TO BE DONE:
Everything from the line with "Write the Plotly code for this chart." through the line with "import plotly.graph_objects as go", inclusive, should be repeated exactly, except the pictures.

============

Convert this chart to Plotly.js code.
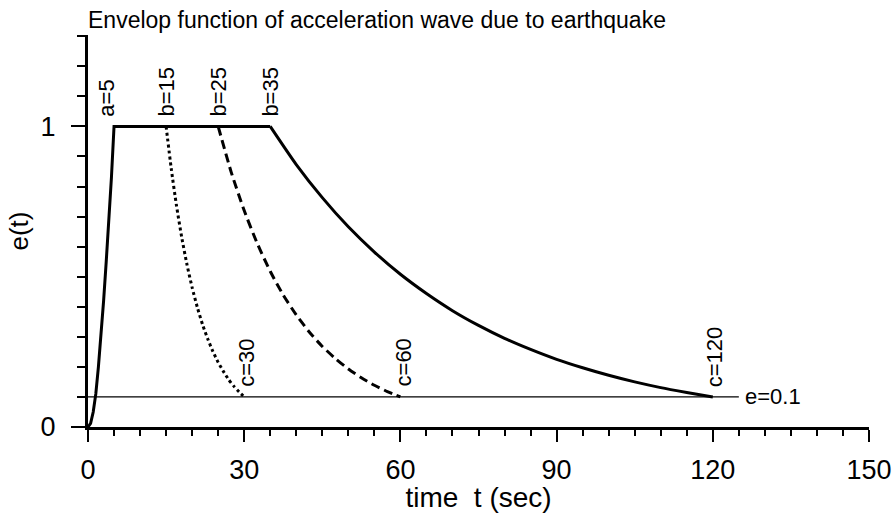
<!DOCTYPE html>
<html>
<head>
<meta charset="utf-8">
<script src="https://cdn.plot.ly/plotly-3.0.1.min.js"></script>
<style>html,body{margin:0;padding:0;background:#fff;}#chart{width:892px;height:513px;}</style>
</head>
<body>
<div id="chart"></div>
<script>
// Rise + plateau (solid) : a = 5, plateau to b = 35
const riseT = [0, 0.5, 1, 1.5, 2, 2.5, 3, 3.5, 4, 4.5, 5, 35];
const riseE = [0, 0.012, 0.05, 0.11, 0.2, 0.3, 0.42, 0.55, 0.68, 0.83, 1, 1];
// Decay b=35 -> c=120 (solid)
const decay120T = [35, 40, 45, 50, 55, 60, 65, 70, 75, 80, 85, 90, 95, 100, 105, 110, 115, 120];
const decay120E = [1, 0.873, 0.763, 0.666, 0.582, 0.508, 0.444, 0.387, 0.338, 0.295, 0.258, 0.225, 0.197, 0.172, 0.150, 0.131, 0.115, 0.1];
// Decay b=15 -> c=30 (dotted)
const decay30T = [15, 16, 17, 18, 19, 20, 21, 22, 23, 24, 25, 26, 27, 28, 29, 30];
const decay30E = [1, 0.858, 0.736, 0.631, 0.541, 0.464, 0.398, 0.341, 0.293, 0.251, 0.215, 0.185, 0.158, 0.136, 0.117, 0.1];
// Decay b=25 -> c=60 (dashed)
const decay60T = [25, 27.5, 30, 32.5, 35, 37.5, 40, 42.5, 45, 47.5, 50, 52.5, 55, 57.5, 60];
const decay60E = [1, 0.848, 0.720, 0.611, 0.518, 0.439, 0.373, 0.316, 0.268, 0.228, 0.193, 0.164, 0.139, 0.118, 0.1];
// Reference level e = 0.1
const refT = [0, 125];
const refE = [0.1, 0.1];

// Labels
const topLabels = ["a=5", "b=15", "b=25", "b=35"];
const topLabelT = [3.6, 15, 25, 35];
const bottomLabels = ["c=30", "c=60", "c=120"];
const bottomLabelT = [30.5, 60.6, 120.4];

const FONT = "Liberation Sans, Arial, Helvetica, sans-serif";

const traces = [
  {x: refT, y: refE, mode: "lines", line: {color: "#000", width: 1.3}, hoverinfo: "skip"},
  {x: riseT, y: riseE, mode: "lines", line: {color: "#000", width: 3}, hoverinfo: "skip"},
  {x: decay120T, y: decay120E, mode: "lines", line: {color: "#000", width: 3, shape: "spline", smoothing: 0.6}, hoverinfo: "skip"},
  {x: decay30T, y: decay30E, mode: "lines", line: {color: "#000", width: 3, dash: "3px,3px", shape: "spline", smoothing: 0.6}, hoverinfo: "skip"},
  {x: decay60T, y: decay60E, mode: "lines", line: {color: "#000", width: 3, dash: "9px,5px", shape: "spline", smoothing: 0.6}, hoverinfo: "skip"}
];

const annotations = [];
topLabels.forEach((t, i) => annotations.push({
  x: topLabelT[i], y: 1, xref: "x", yref: "y", text: t, showarrow: false,
  textangle: -90, xanchor: "center", yanchor: "bottom", yshift: 8,
  font: {family: FONT, size: 22, color: "#000"}
}));
bottomLabels.forEach((t, i) => annotations.push({
  x: bottomLabelT[i], y: 0.1, xref: "x", yref: "y", text: t, showarrow: false,
  textangle: -90, xanchor: "center", yanchor: "bottom", yshift: 8,
  font: {family: FONT, size: 22, color: "#000"}
}));
annotations.push({
  x: 125, y: 0.1, xref: "x", yref: "y", text: "e=0.1", showarrow: false,
  xanchor: "left", yanchor: "middle", xshift: 4,
  font: {family: FONT, size: 22, color: "#000"}
});

const layout = {
  width: 892, height: 513,
  margin: {l: 88, r: 23, t: 35, b: 86},
  paper_bgcolor: "#fff", plot_bgcolor: "#fff",
  showlegend: false,
  font: {family: FONT, color: "#000"},
  title: {
    text: "Envelop function of acceleration wave due to earthquake",
    x: 88 / 892, xref: "container", xanchor: "left",
    y: 1 - 20 / 513, yref: "container", yanchor: "middle",
    font: {family: FONT, size: 23, color: "#000"}
  },
  xaxis: {
    range: [0, 150], tick0: 0, dtick: 30,
    showgrid: false, zeroline: false,
    showline: true, linecolor: "#000", linewidth: 3,
    ticks: "outside", ticklen: 12, tickwidth: 2, tickcolor: "#000",
    ticklabelstandoff: 5,
    tickfont: {family: FONT, size: 27, color: "#000"},
    minor: {dtick: 5, tick0: 0, ticks: "outside", ticklen: 6, tickwidth: 2, tickcolor: "#000", showgrid: false},
    title: {text: "time  t (sec)", standoff: 0, font: {family: FONT, size: 28, color: "#000"}},
    fixedrange: true
  },
  yaxis: {
    range: [0, 1.304], tick0: 0, dtick: 1,
    showgrid: false, zeroline: false,
    showline: true, linecolor: "#000", linewidth: 3,
    ticks: "outside", ticklen: 14, tickwidth: 2, tickcolor: "#000",
    ticklabelstandoff: 10,
    tickfont: {family: FONT, size: 27, color: "#000"},
    minor: {dtick: 0.1, tick0: 0, ticks: "outside", ticklen: 8, tickwidth: 2, tickcolor: "#000", showgrid: false},
    title: {text: "e(t)", standoff: 5, font: {family: FONT, size: 26, color: "#000"}},
    fixedrange: true
  },
  annotations: annotations
};

Plotly.newPlot("chart", traces, layout, {displayModeBar: false, staticPlot: true});
</script>
</body>
</html>
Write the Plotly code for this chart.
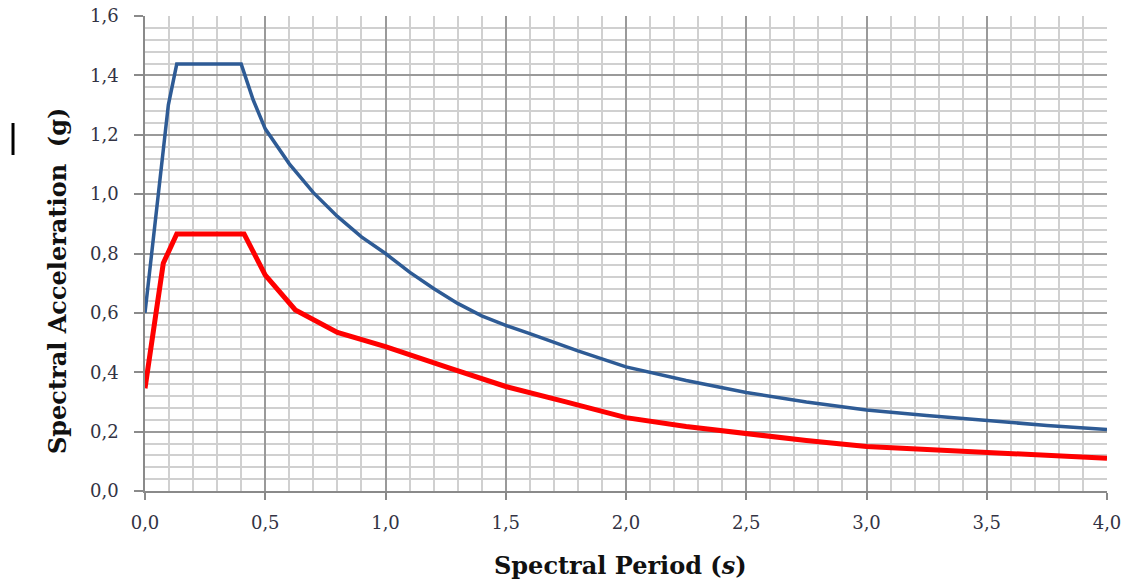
import plotly.graph_objects as go

# Spectral periods (s) and spectral accelerations (g)
period_blue = [0.0, 0.097, 0.132, 0.40, 0.45, 0.50, 0.60, 0.70, 0.80, 0.90, 1.00, 1.10, 1.20, 1.30, 1.40,
               1.50, 1.60, 1.70, 1.80, 1.90, 2.00, 2.25, 2.50, 2.75, 3.00, 3.25, 3.50, 3.75, 4.00]
accel_blue = [0.60, 1.30, 1.438, 1.438, 1.317, 1.220, 1.102, 1.005, 0.925, 0.856, 0.800, 0.737, 0.682, 0.632, 0.590,
              0.558, 0.530, 0.500, 0.472, 0.445, 0.418, 0.372, 0.332, 0.300, 0.273, 0.254, 0.237, 0.221, 0.207]

period_red = [0.0, 0.076, 0.132, 0.412, 0.50, 0.625, 0.80, 1.00, 1.27, 1.50, 1.75, 2.00, 2.25, 2.50, 2.75,
              3.00, 3.25, 3.50, 3.75, 4.00]
accel_red = [0.346, 0.767, 0.866, 0.866, 0.727, 0.610, 0.534, 0.486, 0.413, 0.352, 0.300, 0.247, 0.217, 0.193, 0.170,
             0.150, 0.139, 0.129, 0.119, 0.110]

x_tickvals = [0.0, 0.5, 1.0, 1.5, 2.0, 2.5, 3.0, 3.5, 4.0]
x_ticktext = ["0,0", "0,5", "1,0", "1,5", "2,0", "2,5", "3,0", "3,5", "4,0"]
y_tickvals = [0.0, 0.2, 0.4, 0.6, 0.8, 1.0, 1.2, 1.4, 1.6]
y_ticktext = ["0,0", "0,2", "0,4", "0,6", "0,8", "1,0", "1,2", "1,4", "1,6"]

x_title = "Spectral Period (<i>s</i>)"
y_title = "Spectral Acceleration\u00a0 (g)"

fig = go.Figure()
fig.add_trace(go.Scatter(x=period_blue, y=accel_blue, mode="lines",
                         line=dict(color="#2E5B95", width=3.5), showlegend=False))
fig.add_trace(go.Scatter(x=period_red, y=accel_red, mode="lines",
                         line=dict(color="#FF0000", width=5), showlegend=False))

font_family = "DejaVu Serif"
tick_font = dict(family=font_family, size=18, color="#333344")

fig.update_layout(
    width=1126, height=584,
    margin=dict(l=145, r=19, t=16, b=93),
    paper_bgcolor="white", plot_bgcolor="white",
    xaxis=dict(range=[0, 4], tickvals=x_tickvals, ticktext=x_ticktext, automargin=False,
               ticklabeloverflow="allow",
               showgrid=True, gridcolor="#9a9a9a", gridwidth=1.5,
               minor=dict(dtick=0.1, showgrid=True, gridcolor="#d0d0d0", gridwidth=2, ticks=""),
               ticks="outside", ticklen=7, tickcolor="#8a8a8a", tickwidth=1.5,
               showline=True, linecolor="#8a8a8a", linewidth=1.5, mirror=False,
               zeroline=False, tickfont=tick_font, ticklabelstandoff=8),
    yaxis=dict(range=[0, 1.6], tickvals=y_tickvals, ticktext=y_ticktext, automargin=False,
               ticklabeloverflow="allow",
               showgrid=True, gridcolor="#9a9a9a", gridwidth=1.5,
               minor=dict(dtick=0.04, showgrid=True, gridcolor="#d0d0d0", gridwidth=2, ticks=""),
               ticks="outside", ticklen=9, tickcolor="#8a8a8a", tickwidth=1.5,
               showline=True, linecolor="#8a8a8a", linewidth=1.5,
               zeroline=False, tickfont=tick_font, ticklabelstandoff=12),
    annotations=[
        dict(text="<b>" + x_title + "</b>", xref="paper", yref="paper", x=0.494, y=-0.156,
             xanchor="center", yanchor="middle", showarrow=False,
             font=dict(family=font_family, size=24, color="#111111")),
        dict(text="<b>" + y_title + "</b>", xref="paper", yref="paper", x=-0.0915, y=0.442,
             xanchor="center", yanchor="middle", showarrow=False, textangle=-90,
             font=dict(family=font_family, size=24, color="#111111")),
    ],
    shapes=[
        dict(type="line", xref="paper", yref="paper", x0=-0.1372, x1=-0.1372, y0=0.7074, y1=0.7747,
             line=dict(color="black", width=3)),
    ],
)

# Remove the default 8px page margin so the figure fills the window exactly; hide the mode bar.
fig.write_html("out.html", config={"displayModeBar": False},
               post_script="document.body.style.margin='0';document.body.style.overflow='hidden';")
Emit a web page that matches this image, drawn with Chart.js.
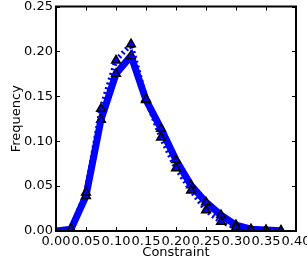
<!DOCTYPE html>
<html>
<head>
<meta charset="utf-8">
<script src="https://cdn.jsdelivr.net/npm/chart.js@4/dist/chart.umd.min.js"></script>
<style>
  html, body { margin: 0; padding: 0; background: #fff; }
  #wrap { width: 307px; height: 269px; }
</style>
</head>
<body>
<div id="wrap"><canvas id="myChart" width="307" height="269"></canvas></div>
<script>
// Constraint bins
const constraint = [0, 0.025, 0.05, 0.075, 0.1, 0.125, 0.15, 0.175, 0.2, 0.225, 0.25, 0.275, 0.3, 0.325, 0.35, 0.375];
// solid line
const freqSolid = [0, 0.002, 0.039, 0.124, 0.175, 0.195, 0.146, 0.114, 0.079, 0.051, 0.032, 0.0177, 0.0066, 0.002, 0.001, 0.0003];
// dotted line
const freqDotted = [0, 0.002, 0.043, 0.136, 0.190, 0.208, 0.147, 0.104, 0.070, 0.045, 0.023, 0.0103, 0.004, 0.001, 0.0005, 0.0002];
// tick labels
const xTicks = [0, 0.05, 0.1, 0.15, 0.2, 0.25, 0.3, 0.35, 0.4];
const yTicks = [0, 0.05, 0.1, 0.15, 0.2, 0.25];

const toPoints = (ys) => constraint.map((x, i) => ({ x: x, y: ys[i] }));
const pointSize = (ctx) => ctx.dataIndex === 0 ? 0 : 5;

// frame + inward ticks on all four sides (matplotlib style)
const framePlugin = {
    id: "frame",
    afterDatasetsDraw(chart) {
        const { ctx, chartArea: a, scales } = chart;
        ctx.save();
        ctx.strokeStyle = "#000";
        ctx.lineWidth = 1;
        scales.x.ticks.forEach(t => {
            const px = Math.round(scales.x.getPixelForValue(t.value)) + 0.5;
            ctx.beginPath();
            ctx.moveTo(px, a.bottom); ctx.lineTo(px, a.bottom - 4);
            ctx.moveTo(px, a.top); ctx.lineTo(px, a.top + 4);
            ctx.stroke();
        });
        scales.y.ticks.forEach(t => {
            const py = Math.round(scales.y.getPixelForValue(t.value)) + 0.5;
            ctx.beginPath();
            ctx.moveTo(a.left, py); ctx.lineTo(a.left + 4, py);
            ctx.moveTo(a.right, py); ctx.lineTo(a.right - 4, py);
            ctx.stroke();
        });
        ctx.lineWidth = 2;
        ctx.strokeRect(a.left, a.top, a.right - a.left, a.bottom - a.top);
        ctx.restore();
    }
};

const font = { family: "'DejaVu Sans'", size: 13 };

new Chart(document.getElementById("myChart"), {
    type: "line",
    data: {
        datasets: [
            {
                label: "solid",
                data: toPoints(freqSolid),
                borderColor: "rgb(0,0,255)",
                borderWidth: 7,
                backgroundColor: "rgb(0,0,255)",
                pointStyle: "triangle",
                pointRadius: pointSize,
                pointBorderColor: "#000",
                pointBorderWidth: 1.5,
                pointBackgroundColor: "rgb(0,0,255)",
                tension: 0,
                order: 2,
            },
            {
                label: "dotted",
                data: toPoints(freqDotted),
                borderColor: "rgb(0,0,255)",
                borderWidth: 5,
                borderDash: [2, 3],
                backgroundColor: "rgb(0,0,255)",
                pointStyle: "triangle",
                pointRadius: pointSize,
                pointBorderColor: "#000",
                pointBorderWidth: 1.5,
                pointBackgroundColor: "rgb(0,0,255)",
                tension: 0,
                order: 1,
            },
        ],
    },
    options: {
        responsive: false,
        animation: false,
        layout: { padding: { top: 5, right: 11, left: 0, bottom: 0 } },
        plugins: { legend: { display: false }, tooltip: { enabled: false } },
        scales: {
            x: {
                type: "linear",
                min: 0,
                max: 0.4,
                afterBuildTicks: (s) => { s.ticks = xTicks.map(v => ({ value: v })); },
                afterFit: (s) => { s.height = 38; s.paddingLeft = 0; s.paddingRight = 0; },
                grid: { display: false, drawTicks: false },
                border: { display: false },
                ticks: {
                    autoSkip: false,
                    maxRotation: 0,
                    padding: 3,
                    color: "#000",
                    font: font,
                    callback: (v) => Number(v).toFixed(2),
                },
                title: { display: true, text: "Constraint", color: "#000", font: font, padding: { top: 0, bottom: 9 } },
            },
            y: {
                min: 0,
                max: 0.25,
                afterBuildTicks: (s) => { s.ticks = yTicks.map(v => ({ value: v })); },
                afterFit: (s) => { s.width = 56; s.paddingTop = 0; s.paddingBottom = 0; },
                grid: { display: false, drawTicks: false },
                border: { display: false },
                ticks: {
                    padding: 3,
                    color: "#000",
                    font: font,
                    callback: (v) => Number(v).toFixed(2),
                },
                title: { display: true, text: "Frequency", color: "#000", font: font, padding: { top: 9, bottom: 0 } },
            },
        },
    },
    plugins: [framePlugin],
});
</script>
</body>
</html>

============

OUTPUT OF THE EXERCISE:
Write the Plotly code for this chart.
import plotly.graph_objects as go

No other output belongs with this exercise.